▶ _Stated task_
Leave the pictures out. Return all other data exactly.
* start *
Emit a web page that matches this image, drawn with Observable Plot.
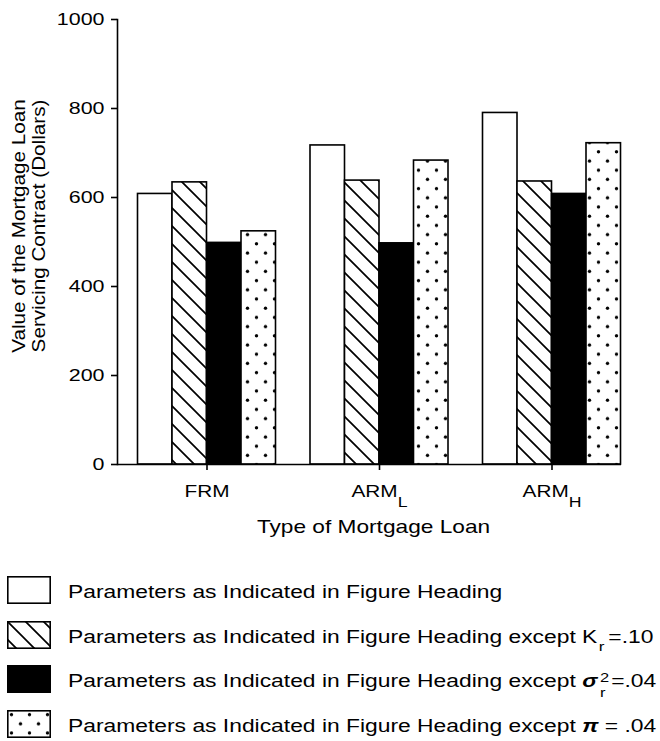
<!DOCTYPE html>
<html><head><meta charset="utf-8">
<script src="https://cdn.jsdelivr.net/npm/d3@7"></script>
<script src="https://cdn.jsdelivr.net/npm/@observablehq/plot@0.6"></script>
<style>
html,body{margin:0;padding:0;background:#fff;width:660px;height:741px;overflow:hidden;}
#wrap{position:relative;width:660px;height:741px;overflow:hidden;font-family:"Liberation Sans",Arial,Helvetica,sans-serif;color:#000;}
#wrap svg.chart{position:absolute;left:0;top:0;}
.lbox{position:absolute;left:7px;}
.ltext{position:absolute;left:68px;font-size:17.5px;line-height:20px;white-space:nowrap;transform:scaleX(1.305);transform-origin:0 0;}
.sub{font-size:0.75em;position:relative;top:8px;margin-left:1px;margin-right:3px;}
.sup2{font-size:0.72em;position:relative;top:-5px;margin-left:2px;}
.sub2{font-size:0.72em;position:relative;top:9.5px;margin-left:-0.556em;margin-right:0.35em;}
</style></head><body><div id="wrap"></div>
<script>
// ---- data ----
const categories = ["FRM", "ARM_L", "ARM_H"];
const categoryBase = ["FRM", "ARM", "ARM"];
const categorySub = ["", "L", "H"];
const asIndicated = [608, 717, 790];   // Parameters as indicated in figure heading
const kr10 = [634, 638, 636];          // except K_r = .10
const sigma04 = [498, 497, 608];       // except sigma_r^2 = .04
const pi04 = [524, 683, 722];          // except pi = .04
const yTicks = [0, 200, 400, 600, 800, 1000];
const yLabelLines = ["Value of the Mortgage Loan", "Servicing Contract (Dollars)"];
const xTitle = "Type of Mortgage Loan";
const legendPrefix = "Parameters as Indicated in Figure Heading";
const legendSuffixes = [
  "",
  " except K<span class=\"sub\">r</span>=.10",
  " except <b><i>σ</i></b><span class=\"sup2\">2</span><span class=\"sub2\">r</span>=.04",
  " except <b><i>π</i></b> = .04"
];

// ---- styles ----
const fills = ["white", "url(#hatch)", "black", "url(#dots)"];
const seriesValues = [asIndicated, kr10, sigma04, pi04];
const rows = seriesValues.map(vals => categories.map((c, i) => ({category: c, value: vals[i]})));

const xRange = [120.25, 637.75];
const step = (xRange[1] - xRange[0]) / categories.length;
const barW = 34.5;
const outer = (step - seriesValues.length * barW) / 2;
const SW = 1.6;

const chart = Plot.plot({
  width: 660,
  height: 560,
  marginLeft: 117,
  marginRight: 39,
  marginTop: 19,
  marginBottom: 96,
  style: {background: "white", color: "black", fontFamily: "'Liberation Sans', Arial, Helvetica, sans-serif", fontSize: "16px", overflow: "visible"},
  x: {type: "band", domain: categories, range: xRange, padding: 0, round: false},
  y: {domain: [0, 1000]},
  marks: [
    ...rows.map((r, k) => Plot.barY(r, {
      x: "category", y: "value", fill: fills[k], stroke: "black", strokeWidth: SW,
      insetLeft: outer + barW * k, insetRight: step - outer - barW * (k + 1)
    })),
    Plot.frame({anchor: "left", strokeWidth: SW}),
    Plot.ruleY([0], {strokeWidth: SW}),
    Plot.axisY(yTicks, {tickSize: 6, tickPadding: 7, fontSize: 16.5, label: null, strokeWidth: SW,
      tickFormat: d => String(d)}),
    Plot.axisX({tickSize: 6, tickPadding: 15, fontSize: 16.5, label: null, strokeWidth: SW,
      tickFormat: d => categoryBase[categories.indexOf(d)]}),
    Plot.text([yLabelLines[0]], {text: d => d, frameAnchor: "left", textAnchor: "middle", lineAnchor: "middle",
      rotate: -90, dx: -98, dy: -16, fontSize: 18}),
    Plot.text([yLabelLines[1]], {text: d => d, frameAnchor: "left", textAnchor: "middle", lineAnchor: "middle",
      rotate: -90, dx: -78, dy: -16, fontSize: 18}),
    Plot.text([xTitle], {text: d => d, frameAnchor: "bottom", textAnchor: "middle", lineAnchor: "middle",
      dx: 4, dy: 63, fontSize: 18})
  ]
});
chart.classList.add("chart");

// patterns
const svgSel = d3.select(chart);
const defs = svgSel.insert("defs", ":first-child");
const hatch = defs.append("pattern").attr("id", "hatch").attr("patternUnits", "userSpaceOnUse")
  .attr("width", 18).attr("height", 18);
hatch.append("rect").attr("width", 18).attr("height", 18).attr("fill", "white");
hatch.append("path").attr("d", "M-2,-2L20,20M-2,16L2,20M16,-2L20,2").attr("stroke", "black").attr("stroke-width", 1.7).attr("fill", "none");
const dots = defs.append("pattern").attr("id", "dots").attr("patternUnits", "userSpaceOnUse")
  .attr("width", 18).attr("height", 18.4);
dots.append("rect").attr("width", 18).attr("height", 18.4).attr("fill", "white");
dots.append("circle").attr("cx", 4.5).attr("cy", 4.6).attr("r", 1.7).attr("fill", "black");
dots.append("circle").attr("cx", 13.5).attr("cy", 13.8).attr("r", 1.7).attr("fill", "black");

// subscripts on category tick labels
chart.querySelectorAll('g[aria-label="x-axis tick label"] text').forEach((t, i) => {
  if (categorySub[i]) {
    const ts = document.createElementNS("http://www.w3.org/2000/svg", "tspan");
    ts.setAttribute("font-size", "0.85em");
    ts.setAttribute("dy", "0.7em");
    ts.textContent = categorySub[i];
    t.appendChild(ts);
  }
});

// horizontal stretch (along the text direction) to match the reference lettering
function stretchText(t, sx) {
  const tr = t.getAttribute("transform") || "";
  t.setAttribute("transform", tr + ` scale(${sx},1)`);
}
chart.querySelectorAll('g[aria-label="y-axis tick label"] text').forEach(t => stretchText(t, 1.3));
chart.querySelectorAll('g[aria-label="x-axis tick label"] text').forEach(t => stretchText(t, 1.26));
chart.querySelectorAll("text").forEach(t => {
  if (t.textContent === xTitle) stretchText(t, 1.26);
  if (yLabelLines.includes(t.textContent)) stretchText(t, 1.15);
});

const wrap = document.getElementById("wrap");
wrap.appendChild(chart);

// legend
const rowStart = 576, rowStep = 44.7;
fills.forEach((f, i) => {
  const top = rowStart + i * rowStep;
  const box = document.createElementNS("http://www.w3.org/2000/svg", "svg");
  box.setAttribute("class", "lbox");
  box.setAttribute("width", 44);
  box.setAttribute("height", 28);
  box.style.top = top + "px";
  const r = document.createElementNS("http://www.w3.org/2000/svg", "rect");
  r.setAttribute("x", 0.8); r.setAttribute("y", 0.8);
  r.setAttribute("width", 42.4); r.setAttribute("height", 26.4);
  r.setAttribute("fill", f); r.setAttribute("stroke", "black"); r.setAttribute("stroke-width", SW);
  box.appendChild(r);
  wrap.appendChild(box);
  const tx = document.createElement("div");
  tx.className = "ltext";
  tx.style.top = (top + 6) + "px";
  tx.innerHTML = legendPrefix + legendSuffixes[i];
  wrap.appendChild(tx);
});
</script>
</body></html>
* end *
▶ _The completed task_
Emit a web page that matches this image, drawn with Observable Plot.
<!DOCTYPE html>
<html><head><meta charset="utf-8">
<script src="https://cdn.jsdelivr.net/npm/d3@7"></script>
<script src="https://cdn.jsdelivr.net/npm/@observablehq/plot@0.6"></script>
<style>
html,body{margin:0;padding:0;background:#fff;width:660px;height:741px;overflow:hidden;}
#wrap{position:relative;width:660px;height:741px;overflow:hidden;font-family:"Liberation Sans",Arial,Helvetica,sans-serif;color:#000;}
#wrap svg.chart{position:absolute;left:0;top:0;}
.lbox{position:absolute;left:7px;}
.ltext{position:absolute;left:68px;font-size:17.5px;line-height:20px;white-space:nowrap;transform:scaleX(1.305);transform-origin:0 0;}
.sub{font-size:0.75em;position:relative;top:8px;margin-left:1px;margin-right:3px;}
.sup2{font-size:0.72em;position:relative;top:-5px;margin-left:2px;}
.sub2{font-size:0.72em;position:relative;top:9.5px;margin-left:-0.556em;margin-right:0.35em;}
</style></head><body><div id="wrap"></div>
<script>
// ---- data ----
const categories = ["FRM", "ARM_L", "ARM_H"];
const categoryBase = ["FRM", "ARM", "ARM"];
const categorySub = ["", "L", "H"];
const asIndicated = [608, 717, 790];   // Parameters as indicated in figure heading
const kr10 = [634, 638, 636];          // except K_r = .10
const sigma04 = [498, 497, 608];       // except sigma_r^2 = .04
const pi04 = [524, 683, 722];          // except pi = .04
const yTicks = [0, 200, 400, 600, 800, 1000];
const yLabelLines = ["Value of the Mortgage Loan", "Servicing Contract (Dollars)"];
const xTitle = "Type of Mortgage Loan";
const legendPrefix = "Parameters as Indicated in Figure Heading";
const legendSuffixes = [
  "",
  " except K<span class=\"sub\">r</span>=.10",
  " except <b><i>σ</i></b><span class=\"sup2\">2</span><span class=\"sub2\">r</span>=.04",
  " except <b><i>π</i></b> = .04"
];

// ---- styles ----
const fills = ["white", "url(#hatch)", "black", "url(#dots)"];
const seriesValues = [asIndicated, kr10, sigma04, pi04];
const rows = seriesValues.map(vals => categories.map((c, i) => ({category: c, value: vals[i]})));

const xRange = [120.25, 637.75];
const step = (xRange[1] - xRange[0]) / categories.length;
const barW = 34.5;
const outer = (step - seriesValues.length * barW) / 2;
const SW = 1.6;

const chart = Plot.plot({
  width: 660,
  height: 560,
  marginLeft: 117,
  marginRight: 39,
  marginTop: 19,
  marginBottom: 96,
  style: {background: "white", color: "black", fontFamily: "'Liberation Sans', Arial, Helvetica, sans-serif", fontSize: "16px", overflow: "visible"},
  x: {type: "band", domain: categories, range: xRange, padding: 0, round: false},
  y: {domain: [0, 1000]},
  marks: [
    ...rows.map((r, k) => Plot.barY(r, {
      x: "category", y: "value", fill: fills[k], stroke: "black", strokeWidth: SW,
      insetLeft: outer + barW * k, insetRight: step - outer - barW * (k + 1)
    })),
    Plot.frame({anchor: "left", strokeWidth: SW}),
    Plot.ruleY([0], {strokeWidth: SW}),
    Plot.axisY(yTicks, {tickSize: 6, tickPadding: 7, fontSize: 16.5, label: null, strokeWidth: SW,
      tickFormat: d => String(d)}),
    Plot.axisX({tickSize: 6, tickPadding: 15, fontSize: 16.5, label: null, strokeWidth: SW,
      tickFormat: d => categoryBase[categories.indexOf(d)]}),
    Plot.text([yLabelLines[0]], {text: d => d, frameAnchor: "left", textAnchor: "middle", lineAnchor: "middle",
      rotate: -90, dx: -98, dy: -16, fontSize: 18}),
    Plot.text([yLabelLines[1]], {text: d => d, frameAnchor: "left", textAnchor: "middle", lineAnchor: "middle",
      rotate: -90, dx: -78, dy: -16, fontSize: 18}),
    Plot.text([xTitle], {text: d => d, frameAnchor: "bottom", textAnchor: "middle", lineAnchor: "middle",
      dx: 4, dy: 63, fontSize: 18})
  ]
});
chart.classList.add("chart");

// patterns
const svgSel = d3.select(chart);
const defs = svgSel.insert("defs", ":first-child");
const hatch = defs.append("pattern").attr("id", "hatch").attr("patternUnits", "userSpaceOnUse")
  .attr("width", 18).attr("height", 18);
hatch.append("rect").attr("width", 18).attr("height", 18).attr("fill", "white");
hatch.append("path").attr("d", "M-2,-2L20,20M-2,16L2,20M16,-2L20,2").attr("stroke", "black").attr("stroke-width", 1.7).attr("fill", "none");
const dots = defs.append("pattern").attr("id", "dots").attr("patternUnits", "userSpaceOnUse")
  .attr("width", 18).attr("height", 18.4);
dots.append("rect").attr("width", 18).attr("height", 18.4).attr("fill", "white");
dots.append("circle").attr("cx", 4.5).attr("cy", 4.6).attr("r", 1.7).attr("fill", "black");
dots.append("circle").attr("cx", 13.5).attr("cy", 13.8).attr("r", 1.7).attr("fill", "black");

// subscripts on category tick labels
chart.querySelectorAll('g[aria-label="x-axis tick label"] text').forEach((t, i) => {
  if (categorySub[i]) {
    const ts = document.createElementNS("http://www.w3.org/2000/svg", "tspan");
    ts.setAttribute("font-size", "0.85em");
    ts.setAttribute("dy", "0.7em");
    ts.textContent = categorySub[i];
    t.appendChild(ts);
  }
});

// horizontal stretch (along the text direction) to match the reference lettering
function stretchText(t, sx) {
  const tr = t.getAttribute("transform") || "";
  t.setAttribute("transform", tr + ` scale(${sx},1)`);
}
chart.querySelectorAll('g[aria-label="y-axis tick label"] text').forEach(t => stretchText(t, 1.3));
chart.querySelectorAll('g[aria-label="x-axis tick label"] text').forEach(t => stretchText(t, 1.26));
chart.querySelectorAll("text").forEach(t => {
  if (t.textContent === xTitle) stretchText(t, 1.26);
  if (yLabelLines.includes(t.textContent)) stretchText(t, 1.15);
});

const wrap = document.getElementById("wrap");
wrap.appendChild(chart);

// legend
const rowStart = 576, rowStep = 44.7;
fills.forEach((f, i) => {
  const top = rowStart + i * rowStep;
  const box = document.createElementNS("http://www.w3.org/2000/svg", "svg");
  box.setAttribute("class", "lbox");
  box.setAttribute("width", 44);
  box.setAttribute("height", 28);
  box.style.top = top + "px";
  const r = document.createElementNS("http://www.w3.org/2000/svg", "rect");
  r.setAttribute("x", 0.8); r.setAttribute("y", 0.8);
  r.setAttribute("width", 42.4); r.setAttribute("height", 26.4);
  r.setAttribute("fill", f); r.setAttribute("stroke", "black"); r.setAttribute("stroke-width", SW);
  box.appendChild(r);
  wrap.appendChild(box);
  const tx = document.createElement("div");
  tx.className = "ltext";
  tx.style.top = (top + 6) + "px";
  tx.innerHTML = legendPrefix + legendSuffixes[i];
  wrap.appendChild(tx);
});
</script>
</body></html>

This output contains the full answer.